Ein erfüllter wie erfüllender Abend also, der keine Wünsche offen ließ? Leider nicht, wobei dies weder etwas mit der Musik noch ihrer Aufführung, den Interpreten, dem Ort oder dem Veranstalter zu tun hat: Selbst in einem Konzert mit Bachs h-moll-Messe ist mittlerweile zu beobachten, dass Menschen im Publikum während der Darbietung auf ihren Smartphones herumwischen! Warum bitteschön?! Was kann es in diesen Momenten Wichtigeres geben als zuzuhören? Müssen etwa die Börsendaten gecheckt, ein Flug gebucht oder überlebenswichtige Botschaften getwittert werden („Sitze gerade in der Alten Oper. Der Hummer bei Luigi eben war köstlich.“)?

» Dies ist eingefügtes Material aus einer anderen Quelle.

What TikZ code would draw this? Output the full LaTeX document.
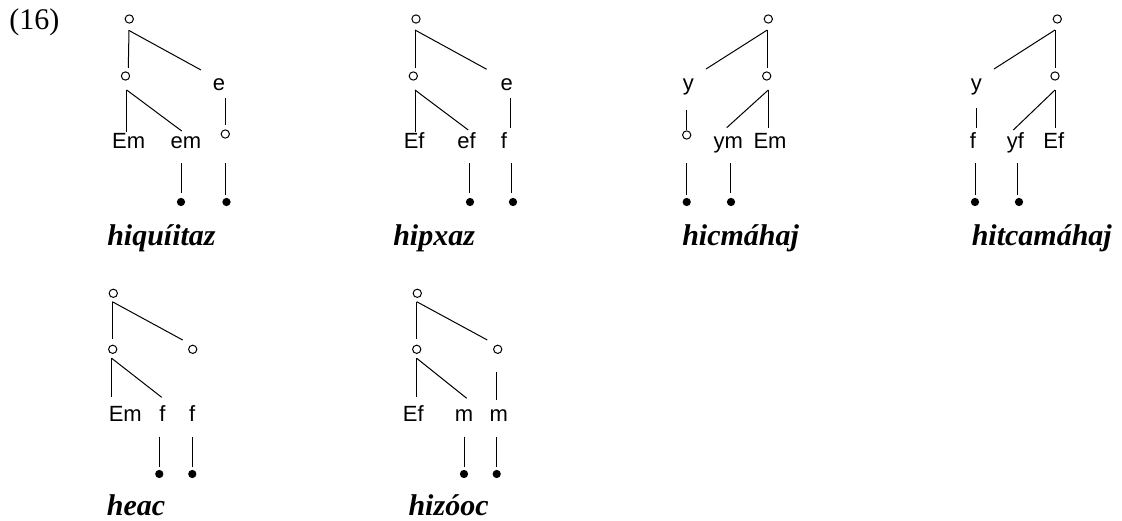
\documentclass[tikz,border=0pt]{standalone}
\usepackage{fontspec}
\setmainfont{Liberation Serif}
\newfontfamily\labfont{Liberation Sans}
\begin{document}
\begin{tikzpicture}[x=0.75pt,y=-0.75pt,
  lab/.style={anchor=base,inner sep=0pt,font=\labfont\fontsize{16.5}{18}\selectfont},
  word/.style={anchor=base west,inner sep=0pt,font=\fontsize{22.5}{26}\selectfont\bfseries\itshape},
  oc/.style={circle,draw,line width=0.75pt,minimum size=6.2pt,inner sep=0pt},
  fc/.style={circle,fill,minimum size=6.2pt,inner sep=0pt},
  br/.style={line width=0.75pt}]
\useasboundingbox (0,0) rectangle (1122,521);
\node[anchor=base west,inner sep=0pt,font=\fontsize{22.5}{26}\selectfont] (ex) at (9,30) {(16)};

% ---------- tree 1: hiquiitaz
\node[oc] (a0) at (129.3,19) {};
\node[oc] (a1) at (125.5,76) {};
\node[lab] (a2) at (219,90.5) {e};
\node[lab] (a3) at (128.7,148) {Em};
\node[lab] (a4) at (186,148) {em};
\node[oc] (a5) at (225.3,134) {};
\node[fc] (a6) at (181,202) {};
\node[fc] (a7) at (226.5,202) {};
\node[word] (aw) at (107,245.5) {hiquíitaz};
\draw[br] (129,30) -- (128.3,68);
\draw[br] (129,30.5) -- (201,70);
\draw[br] (126.7,90) -- (126.7,131.5);
\draw[br] (126.7,90) -- (181.7,131);
\draw[br] (225,98) -- (225,125);
\draw[br] (181,163) -- (181,193);
\draw[br] (225.7,163) -- (225.7,195);

% ---------- tree 2: hipxaz
\node[oc] (b0) at (416,19) {};
\node[oc] (b1) at (413.3,76) {};
\node[lab] (b2) at (506.7,90.5) {e};
\node[lab] (b3) at (414.2,148) {Ef};
\node[lab] (b4) at (466.5,148) {ef};
\node[lab] (b5) at (504,148) {f};
\node[fc] (b6) at (470,202) {};
\node[fc] (b7) at (513,202) {};
\node[word] (bw) at (393,245.5) {hipxaz};
\draw[br] (415,30) -- (415,68);
\draw[br] (415,30) -- (486.7,69.3);
\draw[br] (415,90) -- (415,131.5);
\draw[br] (415,90) -- (468.3,130);
\draw[br] (510,98) -- (510,128);
\draw[br] (469,163) -- (469,193);
\draw[br] (511,163) -- (511,193);

% ---------- tree 3: hicmahaj
\node[oc] (c0) at (768.3,19) {};
\node[oc] (c1) at (766.7,76) {};
\node[lab] (c2) at (688.3,90.5) {y};
\node[oc] (c3) at (686.7,135) {};
\node[lab] (c4) at (728.3,148) {ym};
\node[lab] (c5) at (770,148) {Em};
\node[fc] (c6) at (686.7,202) {};
\node[fc] (c7) at (731,202) {};
\node[word] (cw) at (682,245.5) {hicmáhaj};
\draw[br] (767.3,30) -- (706,69);
\draw[br] (767.3,30) -- (767.3,68);
\draw[br] (768.3,90) -- (768.3,127.7);
\draw[br] (768.3,90) -- (726.7,127.7);
\draw[br] (686.7,110) -- (686.7,130);
\draw[br] (686.7,163) -- (686.7,195);
\draw[br] (730,163) -- (730,193);

% ---------- tree 4: hitcamahaj
\node[oc] (d0) at (1057.3,19) {};
\node[oc] (d1) at (1055,76) {};
\node[lab] (d2) at (976.3,90.5) {y};
\node[lab] (d3) at (973,148) {f};
\node[lab] (d4) at (1015.3,148) {yf};
\node[lab] (d5) at (1053.8,148) {Ef};
\node[fc] (d6) at (975,202) {};
\node[fc] (d7) at (1019,202) {};
\node[word] (dw) at (971.5,245.5) {hitcamáhaj};
\draw[br] (1055,30) -- (994,69);
\draw[br] (1055,30) -- (1055,68);
\draw[br] (1055,90) -- (1055,127.7);
\draw[br] (1055,90) -- (1013.3,130);
\draw[br] (976,108) -- (976,128);
\draw[br] (975,163) -- (975,195);
\draw[br] (1017.7,163) -- (1017.7,195);

% ---------- tree 5: heac
\node[oc] (e0) at (113.3,293.3) {};
\node[oc] (e1) at (112.7,349.3) {};
\node[oc] (e2) at (192.7,349.3) {};
\node[lab] (e3) at (125.3,421.7) {Em};
\node[lab] (e4) at (162.5,421.7) {f};
\node[lab] (e5) at (192.2,421.7) {f};
\node[fc] (e6) at (159.3,474) {};
\node[fc] (e7) at (192.3,474) {};
\node[word] (ew) at (106.7,515) {heac};
\draw[br] (112.3,301.7) -- (112.3,339.3);
\draw[br] (112.3,301.7) -- (182.7,340);
\draw[br] (111.7,358.3) -- (111.7,396.7);
\draw[br] (111.7,358.3) -- (161.7,397.3);
\draw[br] (159.3,436.7) -- (159.3,466.7);
\draw[br] (192,437) -- (192,466.7);

% ---------- tree 6: hizooc
\node[oc] (f0) at (417.3,293.3) {};
\node[oc] (f1) at (416.7,349.3) {};
\node[oc] (f2) at (497.7,349.3) {};
\node[lab] (f3) at (413.3,421.7) {Ef};
\node[lab] (f4) at (464,421.7) {m};
\node[lab] (f5) at (498.7,421.7) {m};
\node[fc] (f6) at (464,474) {};
\node[fc] (f7) at (496.7,474) {};
\node[word] (fw) at (408.3,515) {hizóoc};
\draw[br] (416.7,301.7) -- (416.7,339.3);
\draw[br] (416.7,301.7) -- (487.3,340);
\draw[br] (416.7,358.3) -- (416.7,396.7);
\draw[br] (416.7,358.3) -- (466.7,398.3);
\draw[br] (496.7,371.7) -- (496.7,400);
\draw[br] (464,436.7) -- (464,466.7);
\draw[br] (496.7,437) -- (496.7,466.7);
\end{tikzpicture}
\end{document}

Nein, dieses Verhalten – allein in der eigenen Sitzreihe bei vier (in Zahlen: 4) Personen registriert – ist so unverständlich wie unentschuldbar und treibt einem die Zornesröte ins Gesicht: Eine solch arrogante Frechheit zeugt von bodenloser Respektlosigkeit denen gegenüber, die auf der Bühne ihr Bestes geben – wo und wie auch immer. Was wünscht man solchen Kretins in Abendkleid und Nadelstreifen [sic!], hinderte einen nicht die eigene Erziehung daran? Vielleicht, dass sie ein Smartphone der Marke Samsung benutzen, so ein „Galaxy Note 7“. Und dass dieses Ding bei nächstbester Gelegenheit in Flammen aufgeht.